### Description of the task
Where the data below has the string "seaborn", return the whole line.

### Code that draws figures
------
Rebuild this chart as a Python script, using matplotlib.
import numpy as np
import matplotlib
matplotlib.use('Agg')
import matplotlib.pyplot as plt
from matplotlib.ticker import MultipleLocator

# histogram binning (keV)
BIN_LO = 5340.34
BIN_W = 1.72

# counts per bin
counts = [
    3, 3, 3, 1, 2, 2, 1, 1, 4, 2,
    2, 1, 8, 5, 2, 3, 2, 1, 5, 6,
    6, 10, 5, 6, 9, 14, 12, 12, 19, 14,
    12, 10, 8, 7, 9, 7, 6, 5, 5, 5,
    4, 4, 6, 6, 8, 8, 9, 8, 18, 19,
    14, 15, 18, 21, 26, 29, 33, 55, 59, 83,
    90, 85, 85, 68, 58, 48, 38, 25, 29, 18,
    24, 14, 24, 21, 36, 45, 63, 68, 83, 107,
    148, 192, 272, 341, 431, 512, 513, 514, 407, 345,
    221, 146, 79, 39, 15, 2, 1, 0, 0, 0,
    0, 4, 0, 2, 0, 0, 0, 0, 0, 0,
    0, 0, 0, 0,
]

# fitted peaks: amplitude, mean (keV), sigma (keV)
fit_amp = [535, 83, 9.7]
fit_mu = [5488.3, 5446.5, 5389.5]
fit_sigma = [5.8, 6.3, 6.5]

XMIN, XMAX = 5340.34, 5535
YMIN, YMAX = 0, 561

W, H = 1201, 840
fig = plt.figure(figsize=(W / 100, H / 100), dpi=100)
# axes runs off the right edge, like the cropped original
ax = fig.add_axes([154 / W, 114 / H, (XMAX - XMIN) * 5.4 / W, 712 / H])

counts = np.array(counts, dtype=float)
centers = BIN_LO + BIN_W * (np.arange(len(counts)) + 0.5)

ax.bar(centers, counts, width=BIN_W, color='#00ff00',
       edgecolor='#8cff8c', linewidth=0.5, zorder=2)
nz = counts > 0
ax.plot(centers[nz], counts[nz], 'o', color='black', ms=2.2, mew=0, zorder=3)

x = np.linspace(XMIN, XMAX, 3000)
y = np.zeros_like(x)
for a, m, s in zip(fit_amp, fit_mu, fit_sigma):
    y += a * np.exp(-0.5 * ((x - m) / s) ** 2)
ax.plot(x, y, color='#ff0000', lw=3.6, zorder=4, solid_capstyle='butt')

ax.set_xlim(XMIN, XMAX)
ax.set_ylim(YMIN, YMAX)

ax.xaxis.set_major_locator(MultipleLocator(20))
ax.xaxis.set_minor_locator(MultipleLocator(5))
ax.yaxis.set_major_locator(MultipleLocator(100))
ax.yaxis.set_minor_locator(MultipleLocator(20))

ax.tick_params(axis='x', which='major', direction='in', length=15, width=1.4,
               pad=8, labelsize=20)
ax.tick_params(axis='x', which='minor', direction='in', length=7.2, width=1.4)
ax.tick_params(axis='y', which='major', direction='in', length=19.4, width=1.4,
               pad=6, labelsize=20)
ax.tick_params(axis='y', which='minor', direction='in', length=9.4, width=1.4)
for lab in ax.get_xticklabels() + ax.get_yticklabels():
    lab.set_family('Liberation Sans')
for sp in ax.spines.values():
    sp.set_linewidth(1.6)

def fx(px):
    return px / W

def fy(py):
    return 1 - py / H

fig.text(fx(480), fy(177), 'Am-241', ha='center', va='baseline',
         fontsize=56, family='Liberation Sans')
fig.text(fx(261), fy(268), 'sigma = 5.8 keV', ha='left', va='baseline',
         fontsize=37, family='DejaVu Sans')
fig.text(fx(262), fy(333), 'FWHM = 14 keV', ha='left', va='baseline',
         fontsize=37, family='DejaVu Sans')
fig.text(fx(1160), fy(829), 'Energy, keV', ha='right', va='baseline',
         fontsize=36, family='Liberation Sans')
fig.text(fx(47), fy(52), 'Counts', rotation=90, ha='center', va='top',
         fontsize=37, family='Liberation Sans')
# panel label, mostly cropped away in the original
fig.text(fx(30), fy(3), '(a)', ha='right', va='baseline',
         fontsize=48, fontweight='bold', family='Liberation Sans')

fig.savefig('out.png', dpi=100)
------
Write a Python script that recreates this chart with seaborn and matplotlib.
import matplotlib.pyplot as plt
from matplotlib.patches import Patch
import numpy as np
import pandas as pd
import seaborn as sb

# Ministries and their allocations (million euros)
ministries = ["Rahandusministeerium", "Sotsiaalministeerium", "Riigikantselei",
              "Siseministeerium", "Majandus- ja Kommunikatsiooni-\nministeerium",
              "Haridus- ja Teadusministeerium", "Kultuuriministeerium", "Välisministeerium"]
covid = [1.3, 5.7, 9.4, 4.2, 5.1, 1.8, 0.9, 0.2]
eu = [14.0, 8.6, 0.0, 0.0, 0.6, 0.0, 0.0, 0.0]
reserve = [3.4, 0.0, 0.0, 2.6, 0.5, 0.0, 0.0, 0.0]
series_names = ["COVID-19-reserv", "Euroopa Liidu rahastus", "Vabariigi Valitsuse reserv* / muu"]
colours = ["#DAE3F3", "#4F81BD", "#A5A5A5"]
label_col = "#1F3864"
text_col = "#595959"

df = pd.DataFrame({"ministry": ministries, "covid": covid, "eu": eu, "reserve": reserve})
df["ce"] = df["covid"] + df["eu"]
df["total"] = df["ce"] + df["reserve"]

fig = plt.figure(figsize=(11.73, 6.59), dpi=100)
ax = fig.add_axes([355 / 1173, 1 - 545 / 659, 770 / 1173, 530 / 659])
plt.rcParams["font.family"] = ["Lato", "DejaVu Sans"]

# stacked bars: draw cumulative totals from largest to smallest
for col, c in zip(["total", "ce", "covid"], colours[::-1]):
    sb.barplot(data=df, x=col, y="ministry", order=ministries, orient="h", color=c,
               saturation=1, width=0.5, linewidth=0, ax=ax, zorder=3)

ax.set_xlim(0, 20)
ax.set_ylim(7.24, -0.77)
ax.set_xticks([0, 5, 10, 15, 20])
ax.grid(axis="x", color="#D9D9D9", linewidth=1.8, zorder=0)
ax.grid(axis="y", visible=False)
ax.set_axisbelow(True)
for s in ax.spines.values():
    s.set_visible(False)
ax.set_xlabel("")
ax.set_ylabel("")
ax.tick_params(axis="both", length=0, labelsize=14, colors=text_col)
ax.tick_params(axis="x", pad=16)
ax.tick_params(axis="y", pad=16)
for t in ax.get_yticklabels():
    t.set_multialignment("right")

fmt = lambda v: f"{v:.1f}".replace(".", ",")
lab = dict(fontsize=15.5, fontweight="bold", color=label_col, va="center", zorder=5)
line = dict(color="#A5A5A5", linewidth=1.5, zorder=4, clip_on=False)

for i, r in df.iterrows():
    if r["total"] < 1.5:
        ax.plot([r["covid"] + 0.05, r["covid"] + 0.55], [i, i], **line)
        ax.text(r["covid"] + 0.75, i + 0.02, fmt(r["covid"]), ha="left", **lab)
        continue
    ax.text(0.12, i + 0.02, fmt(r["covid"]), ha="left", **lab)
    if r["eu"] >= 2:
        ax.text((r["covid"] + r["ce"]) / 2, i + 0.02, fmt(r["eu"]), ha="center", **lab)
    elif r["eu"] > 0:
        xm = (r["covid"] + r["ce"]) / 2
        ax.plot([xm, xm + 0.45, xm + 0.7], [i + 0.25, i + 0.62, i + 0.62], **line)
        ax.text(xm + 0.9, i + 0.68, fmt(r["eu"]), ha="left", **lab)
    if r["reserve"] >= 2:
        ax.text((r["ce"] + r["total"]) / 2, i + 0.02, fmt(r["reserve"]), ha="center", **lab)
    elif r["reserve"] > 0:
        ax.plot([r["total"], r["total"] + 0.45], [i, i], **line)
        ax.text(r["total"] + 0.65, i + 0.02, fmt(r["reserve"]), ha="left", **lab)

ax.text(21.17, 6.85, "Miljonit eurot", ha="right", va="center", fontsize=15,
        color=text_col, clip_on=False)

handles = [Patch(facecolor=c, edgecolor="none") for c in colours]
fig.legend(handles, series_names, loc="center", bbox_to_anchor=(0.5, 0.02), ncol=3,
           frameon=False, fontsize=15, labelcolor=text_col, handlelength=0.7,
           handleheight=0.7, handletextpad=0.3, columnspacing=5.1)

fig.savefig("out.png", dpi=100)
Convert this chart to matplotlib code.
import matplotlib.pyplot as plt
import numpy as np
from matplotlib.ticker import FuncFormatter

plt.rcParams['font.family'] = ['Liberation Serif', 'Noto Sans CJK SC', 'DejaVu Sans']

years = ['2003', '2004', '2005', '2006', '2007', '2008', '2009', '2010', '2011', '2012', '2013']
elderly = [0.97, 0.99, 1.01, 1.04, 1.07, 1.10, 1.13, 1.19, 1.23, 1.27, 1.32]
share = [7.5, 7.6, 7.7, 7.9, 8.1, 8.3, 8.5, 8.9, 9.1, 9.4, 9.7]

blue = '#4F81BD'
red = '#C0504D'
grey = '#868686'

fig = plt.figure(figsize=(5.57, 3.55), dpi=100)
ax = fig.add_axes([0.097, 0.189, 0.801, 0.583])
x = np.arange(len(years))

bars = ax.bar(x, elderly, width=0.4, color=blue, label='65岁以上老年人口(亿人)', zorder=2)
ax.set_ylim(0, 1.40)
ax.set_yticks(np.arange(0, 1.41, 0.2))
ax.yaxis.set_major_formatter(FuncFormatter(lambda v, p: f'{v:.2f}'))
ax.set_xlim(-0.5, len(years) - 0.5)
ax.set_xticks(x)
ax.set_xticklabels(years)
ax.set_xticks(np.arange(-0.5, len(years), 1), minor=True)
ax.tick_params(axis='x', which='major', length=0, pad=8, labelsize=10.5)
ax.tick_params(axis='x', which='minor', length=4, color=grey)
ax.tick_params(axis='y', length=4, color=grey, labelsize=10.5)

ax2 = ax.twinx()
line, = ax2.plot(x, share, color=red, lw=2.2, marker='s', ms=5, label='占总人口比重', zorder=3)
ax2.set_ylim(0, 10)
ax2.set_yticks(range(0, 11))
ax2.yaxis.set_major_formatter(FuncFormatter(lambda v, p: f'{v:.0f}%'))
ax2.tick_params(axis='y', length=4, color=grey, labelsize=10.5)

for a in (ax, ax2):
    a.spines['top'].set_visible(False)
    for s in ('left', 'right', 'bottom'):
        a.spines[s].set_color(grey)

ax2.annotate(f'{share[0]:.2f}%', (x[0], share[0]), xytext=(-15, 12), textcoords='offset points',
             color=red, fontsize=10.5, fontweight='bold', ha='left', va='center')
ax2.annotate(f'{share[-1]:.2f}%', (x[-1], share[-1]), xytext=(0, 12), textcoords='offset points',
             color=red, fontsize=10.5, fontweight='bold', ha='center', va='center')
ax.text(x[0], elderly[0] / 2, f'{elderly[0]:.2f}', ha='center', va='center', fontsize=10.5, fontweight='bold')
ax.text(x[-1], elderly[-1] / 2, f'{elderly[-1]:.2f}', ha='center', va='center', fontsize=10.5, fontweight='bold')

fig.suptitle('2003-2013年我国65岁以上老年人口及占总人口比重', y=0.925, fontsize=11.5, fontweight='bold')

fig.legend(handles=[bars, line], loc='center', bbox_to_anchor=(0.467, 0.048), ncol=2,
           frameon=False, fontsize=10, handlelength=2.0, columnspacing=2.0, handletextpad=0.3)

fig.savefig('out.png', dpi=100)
------
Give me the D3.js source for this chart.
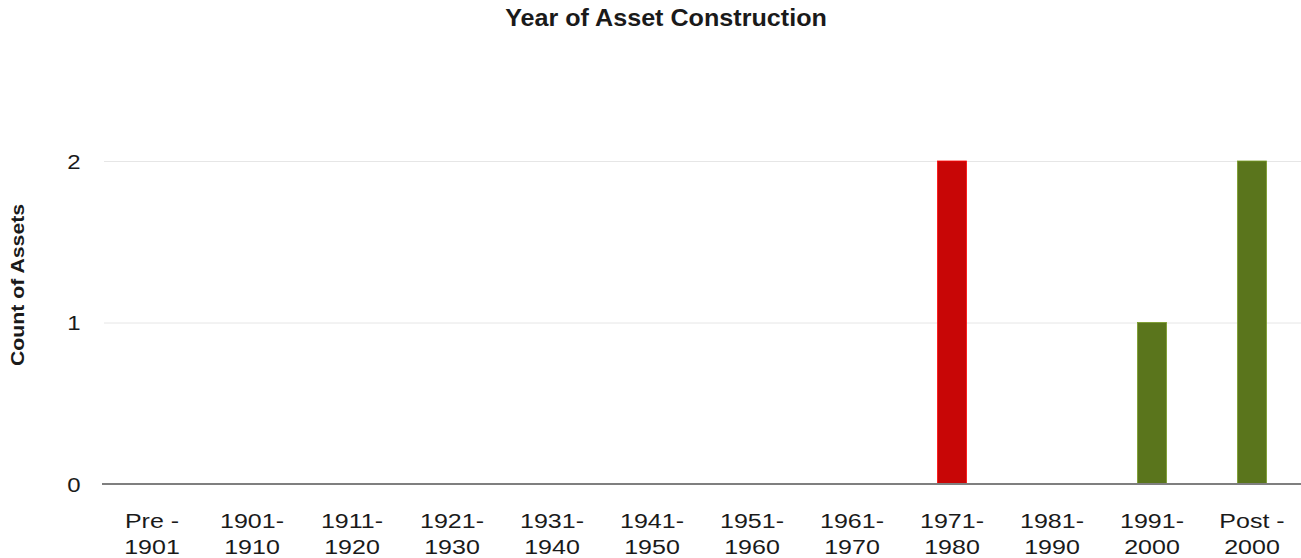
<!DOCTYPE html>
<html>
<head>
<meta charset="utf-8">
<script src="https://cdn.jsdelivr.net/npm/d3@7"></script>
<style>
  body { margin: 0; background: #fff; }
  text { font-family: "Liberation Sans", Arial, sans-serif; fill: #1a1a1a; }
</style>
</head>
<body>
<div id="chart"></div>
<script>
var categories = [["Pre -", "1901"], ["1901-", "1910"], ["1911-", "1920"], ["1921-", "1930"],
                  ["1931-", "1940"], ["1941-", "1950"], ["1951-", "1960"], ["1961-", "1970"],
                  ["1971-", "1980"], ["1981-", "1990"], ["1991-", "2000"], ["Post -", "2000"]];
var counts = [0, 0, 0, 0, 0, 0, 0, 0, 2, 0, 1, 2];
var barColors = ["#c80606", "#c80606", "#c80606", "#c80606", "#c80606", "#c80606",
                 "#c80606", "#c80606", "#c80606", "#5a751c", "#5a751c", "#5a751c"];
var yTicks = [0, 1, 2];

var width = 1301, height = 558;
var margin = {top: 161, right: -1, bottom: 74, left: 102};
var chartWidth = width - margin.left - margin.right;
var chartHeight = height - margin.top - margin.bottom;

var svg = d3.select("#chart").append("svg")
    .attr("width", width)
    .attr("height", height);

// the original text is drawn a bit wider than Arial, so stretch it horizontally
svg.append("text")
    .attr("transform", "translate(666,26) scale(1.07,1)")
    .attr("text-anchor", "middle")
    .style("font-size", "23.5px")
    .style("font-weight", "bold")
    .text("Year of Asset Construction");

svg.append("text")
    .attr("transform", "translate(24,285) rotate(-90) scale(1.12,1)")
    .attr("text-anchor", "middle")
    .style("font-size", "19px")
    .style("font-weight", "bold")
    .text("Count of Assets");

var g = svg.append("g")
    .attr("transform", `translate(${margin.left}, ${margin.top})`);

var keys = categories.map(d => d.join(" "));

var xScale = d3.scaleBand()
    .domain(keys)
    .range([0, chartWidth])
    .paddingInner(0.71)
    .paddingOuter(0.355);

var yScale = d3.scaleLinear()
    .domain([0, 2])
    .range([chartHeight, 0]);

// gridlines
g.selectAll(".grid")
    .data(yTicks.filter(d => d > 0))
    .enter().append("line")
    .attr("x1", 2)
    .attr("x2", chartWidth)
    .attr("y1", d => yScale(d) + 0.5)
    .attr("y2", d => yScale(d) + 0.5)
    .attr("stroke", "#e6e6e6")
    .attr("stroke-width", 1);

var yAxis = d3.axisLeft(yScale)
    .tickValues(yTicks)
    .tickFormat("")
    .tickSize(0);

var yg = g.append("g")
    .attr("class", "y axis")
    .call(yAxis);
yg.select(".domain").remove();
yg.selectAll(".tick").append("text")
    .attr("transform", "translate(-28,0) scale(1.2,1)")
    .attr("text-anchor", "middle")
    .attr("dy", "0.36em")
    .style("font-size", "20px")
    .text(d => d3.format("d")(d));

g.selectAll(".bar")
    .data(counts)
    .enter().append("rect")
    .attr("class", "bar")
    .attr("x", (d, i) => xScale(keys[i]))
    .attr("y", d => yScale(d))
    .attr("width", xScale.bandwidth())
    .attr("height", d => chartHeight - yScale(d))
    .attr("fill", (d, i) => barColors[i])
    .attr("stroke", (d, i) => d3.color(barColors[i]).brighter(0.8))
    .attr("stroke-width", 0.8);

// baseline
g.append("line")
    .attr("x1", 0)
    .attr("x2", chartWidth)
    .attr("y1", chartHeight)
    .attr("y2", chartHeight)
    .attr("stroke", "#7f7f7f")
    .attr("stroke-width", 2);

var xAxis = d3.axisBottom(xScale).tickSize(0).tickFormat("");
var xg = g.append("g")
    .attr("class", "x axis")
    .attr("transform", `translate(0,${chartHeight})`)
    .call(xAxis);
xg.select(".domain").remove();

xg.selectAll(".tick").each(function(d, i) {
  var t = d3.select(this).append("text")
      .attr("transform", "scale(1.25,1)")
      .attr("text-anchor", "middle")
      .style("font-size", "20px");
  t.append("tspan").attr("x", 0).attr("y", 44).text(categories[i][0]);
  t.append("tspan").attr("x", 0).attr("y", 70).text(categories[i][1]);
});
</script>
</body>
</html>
------
### Task output
Write a Python script that recreates this chart with seaborn and matplotlib.
import seaborn as sb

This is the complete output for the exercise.